Supplied data:

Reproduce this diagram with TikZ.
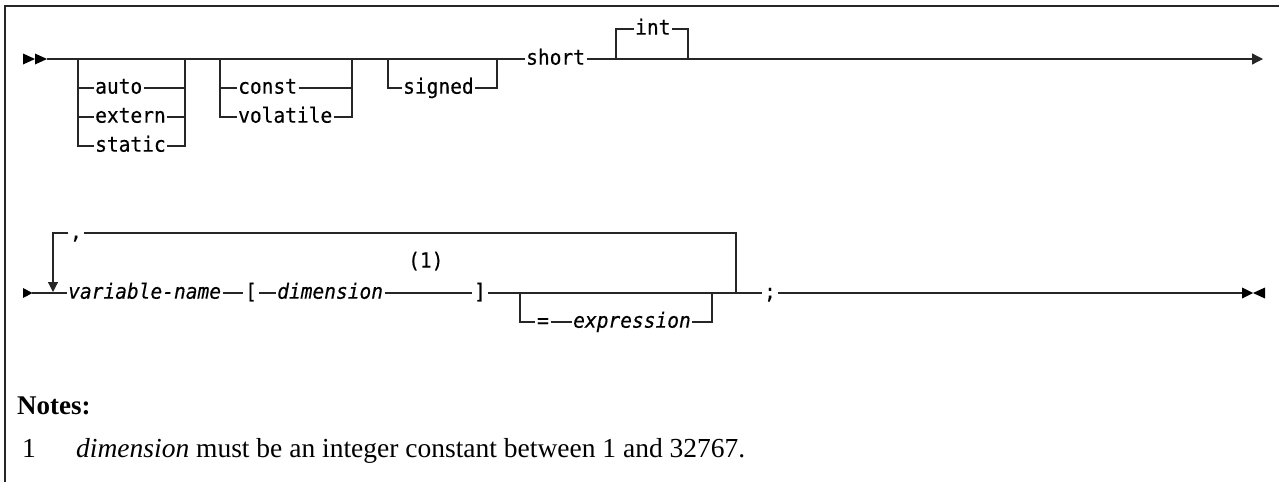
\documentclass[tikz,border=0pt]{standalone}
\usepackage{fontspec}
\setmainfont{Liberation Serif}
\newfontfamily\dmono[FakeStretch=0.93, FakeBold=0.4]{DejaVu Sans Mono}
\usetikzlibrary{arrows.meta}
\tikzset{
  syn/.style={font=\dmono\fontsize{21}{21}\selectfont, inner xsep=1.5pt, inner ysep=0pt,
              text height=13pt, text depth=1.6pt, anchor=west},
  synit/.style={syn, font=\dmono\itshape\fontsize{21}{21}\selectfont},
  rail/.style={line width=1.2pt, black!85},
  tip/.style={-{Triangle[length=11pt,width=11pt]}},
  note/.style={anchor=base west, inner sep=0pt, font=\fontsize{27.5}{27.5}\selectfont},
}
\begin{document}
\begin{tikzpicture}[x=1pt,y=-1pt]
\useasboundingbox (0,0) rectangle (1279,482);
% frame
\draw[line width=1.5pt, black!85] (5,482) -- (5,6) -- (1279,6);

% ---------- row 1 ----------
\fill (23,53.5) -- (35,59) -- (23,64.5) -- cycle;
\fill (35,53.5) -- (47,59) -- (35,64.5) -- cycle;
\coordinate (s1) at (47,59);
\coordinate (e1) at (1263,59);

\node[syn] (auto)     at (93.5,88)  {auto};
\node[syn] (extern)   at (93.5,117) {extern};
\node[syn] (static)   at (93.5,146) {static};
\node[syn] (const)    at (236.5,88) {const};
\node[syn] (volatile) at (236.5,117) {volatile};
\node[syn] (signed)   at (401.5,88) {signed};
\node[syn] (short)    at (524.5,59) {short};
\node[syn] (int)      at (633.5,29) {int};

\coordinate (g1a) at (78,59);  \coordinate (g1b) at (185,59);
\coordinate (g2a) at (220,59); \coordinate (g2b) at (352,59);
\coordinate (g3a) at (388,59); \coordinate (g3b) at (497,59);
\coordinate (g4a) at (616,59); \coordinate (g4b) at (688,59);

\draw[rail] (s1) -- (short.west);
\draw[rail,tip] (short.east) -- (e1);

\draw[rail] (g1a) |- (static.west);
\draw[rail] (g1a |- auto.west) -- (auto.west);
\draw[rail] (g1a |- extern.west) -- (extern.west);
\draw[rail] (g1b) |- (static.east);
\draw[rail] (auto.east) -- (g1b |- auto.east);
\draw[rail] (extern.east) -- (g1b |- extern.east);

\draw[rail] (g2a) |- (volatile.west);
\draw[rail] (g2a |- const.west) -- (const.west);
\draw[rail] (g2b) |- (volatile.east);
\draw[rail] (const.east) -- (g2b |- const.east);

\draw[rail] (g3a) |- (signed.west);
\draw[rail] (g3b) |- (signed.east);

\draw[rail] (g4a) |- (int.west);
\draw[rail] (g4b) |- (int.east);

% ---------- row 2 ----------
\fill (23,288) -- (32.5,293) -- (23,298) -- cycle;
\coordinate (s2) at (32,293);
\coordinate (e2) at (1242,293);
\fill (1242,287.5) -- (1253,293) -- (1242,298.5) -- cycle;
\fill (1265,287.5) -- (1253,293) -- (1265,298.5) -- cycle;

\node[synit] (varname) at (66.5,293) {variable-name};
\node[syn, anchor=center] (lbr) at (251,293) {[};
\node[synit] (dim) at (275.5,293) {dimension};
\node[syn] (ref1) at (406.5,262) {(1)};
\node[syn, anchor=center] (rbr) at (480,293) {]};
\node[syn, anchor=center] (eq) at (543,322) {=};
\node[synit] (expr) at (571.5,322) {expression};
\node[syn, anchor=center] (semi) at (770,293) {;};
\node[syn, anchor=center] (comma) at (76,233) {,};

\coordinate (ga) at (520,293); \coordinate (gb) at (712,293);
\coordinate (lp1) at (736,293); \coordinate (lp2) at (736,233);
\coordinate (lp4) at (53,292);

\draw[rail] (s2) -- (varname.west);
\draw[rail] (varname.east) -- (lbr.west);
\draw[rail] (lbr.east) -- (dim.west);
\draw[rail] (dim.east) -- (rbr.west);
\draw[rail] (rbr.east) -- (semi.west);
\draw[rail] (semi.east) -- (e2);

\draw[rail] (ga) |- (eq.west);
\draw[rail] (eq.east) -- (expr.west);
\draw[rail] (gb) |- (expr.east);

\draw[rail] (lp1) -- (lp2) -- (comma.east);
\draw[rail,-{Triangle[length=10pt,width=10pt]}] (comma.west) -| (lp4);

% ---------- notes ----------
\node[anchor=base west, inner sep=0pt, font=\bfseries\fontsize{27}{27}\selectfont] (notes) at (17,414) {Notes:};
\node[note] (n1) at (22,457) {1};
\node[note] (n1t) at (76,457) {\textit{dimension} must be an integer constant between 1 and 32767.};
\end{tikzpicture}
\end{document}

Instructions to follow:
Transcribe the whole listing, character for character, but not its images.

The solution:
Reproduce this diagram with TikZ.
\documentclass[tikz,border=0pt]{standalone}
\usepackage{fontspec}
\setmainfont{Liberation Serif}
\newfontfamily\dmono[FakeStretch=0.93, FakeBold=0.4]{DejaVu Sans Mono}
\usetikzlibrary{arrows.meta}
\tikzset{
  syn/.style={font=\dmono\fontsize{21}{21}\selectfont, inner xsep=1.5pt, inner ysep=0pt,
              text height=13pt, text depth=1.6pt, anchor=west},
  synit/.style={syn, font=\dmono\itshape\fontsize{21}{21}\selectfont},
  rail/.style={line width=1.2pt, black!85},
  tip/.style={-{Triangle[length=11pt,width=11pt]}},
  note/.style={anchor=base west, inner sep=0pt, font=\fontsize{27.5}{27.5}\selectfont},
}
\begin{document}
\begin{tikzpicture}[x=1pt,y=-1pt]
\useasboundingbox (0,0) rectangle (1279,482);
% frame
\draw[line width=1.5pt, black!85] (5,482) -- (5,6) -- (1279,6);

% ---------- row 1 ----------
\fill (23,53.5) -- (35,59) -- (23,64.5) -- cycle;
\fill (35,53.5) -- (47,59) -- (35,64.5) -- cycle;
\coordinate (s1) at (47,59);
\coordinate (e1) at (1263,59);

\node[syn] (auto)     at (93.5,88)  {auto};
\node[syn] (extern)   at (93.5,117) {extern};
\node[syn] (static)   at (93.5,146) {static};
\node[syn] (const)    at (236.5,88) {const};
\node[syn] (volatile) at (236.5,117) {volatile};
\node[syn] (signed)   at (401.5,88) {signed};
\node[syn] (short)    at (524.5,59) {short};
\node[syn] (int)      at (633.5,29) {int};

\coordinate (g1a) at (78,59);  \coordinate (g1b) at (185,59);
\coordinate (g2a) at (220,59); \coordinate (g2b) at (352,59);
\coordinate (g3a) at (388,59); \coordinate (g3b) at (497,59);
\coordinate (g4a) at (616,59); \coordinate (g4b) at (688,59);

\draw[rail] (s1) -- (short.west);
\draw[rail,tip] (short.east) -- (e1);

\draw[rail] (g1a) |- (static.west);
\draw[rail] (g1a |- auto.west) -- (auto.west);
\draw[rail] (g1a |- extern.west) -- (extern.west);
\draw[rail] (g1b) |- (static.east);
\draw[rail] (auto.east) -- (g1b |- auto.east);
\draw[rail] (extern.east) -- (g1b |- extern.east);

\draw[rail] (g2a) |- (volatile.west);
\draw[rail] (g2a |- const.west) -- (const.west);
\draw[rail] (g2b) |- (volatile.east);
\draw[rail] (const.east) -- (g2b |- const.east);

\draw[rail] (g3a) |- (signed.west);
\draw[rail] (g3b) |- (signed.east);

\draw[rail] (g4a) |- (int.west);
\draw[rail] (g4b) |- (int.east);

% ---------- row 2 ----------
\fill (23,288) -- (32.5,293) -- (23,298) -- cycle;
\coordinate (s2) at (32,293);
\coordinate (e2) at (1242,293);
\fill (1242,287.5) -- (1253,293) -- (1242,298.5) -- cycle;
\fill (1265,287.5) -- (1253,293) -- (1265,298.5) -- cycle;

\node[synit] (varname) at (66.5,293) {variable-name};
\node[syn, anchor=center] (lbr) at (251,293) {[};
\node[synit] (dim) at (275.5,293) {dimension};
\node[syn] (ref1) at (406.5,262) {(1)};
\node[syn, anchor=center] (rbr) at (480,293) {]};
\node[syn, anchor=center] (eq) at (543,322) {=};
\node[synit] (expr) at (571.5,322) {expression};
\node[syn, anchor=center] (semi) at (770,293) {;};
\node[syn, anchor=center] (comma) at (76,233) {,};

\coordinate (ga) at (520,293); \coordinate (gb) at (712,293);
\coordinate (lp1) at (736,293); \coordinate (lp2) at (736,233);
\coordinate (lp4) at (53,292);

\draw[rail] (s2) -- (varname.west);
\draw[rail] (varname.east) -- (lbr.west);
\draw[rail] (lbr.east) -- (dim.west);
\draw[rail] (dim.east) -- (rbr.west);
\draw[rail] (rbr.east) -- (semi.west);
\draw[rail] (semi.east) -- (e2);

\draw[rail] (ga) |- (eq.west);
\draw[rail] (eq.east) -- (expr.west);
\draw[rail] (gb) |- (expr.east);

\draw[rail] (lp1) -- (lp2) -- (comma.east);
\draw[rail,-{Triangle[length=10pt,width=10pt]}] (comma.west) -| (lp4);

% ---------- notes ----------
\node[anchor=base west, inner sep=0pt, font=\bfseries\fontsize{27}{27}\selectfont] (notes) at (17,414) {Notes:};
\node[note] (n1) at (22,457) {1};
\node[note] (n1t) at (76,457) {\textit{dimension} must be an integer constant between 1 and 32767.};
\end{tikzpicture}
\end{document}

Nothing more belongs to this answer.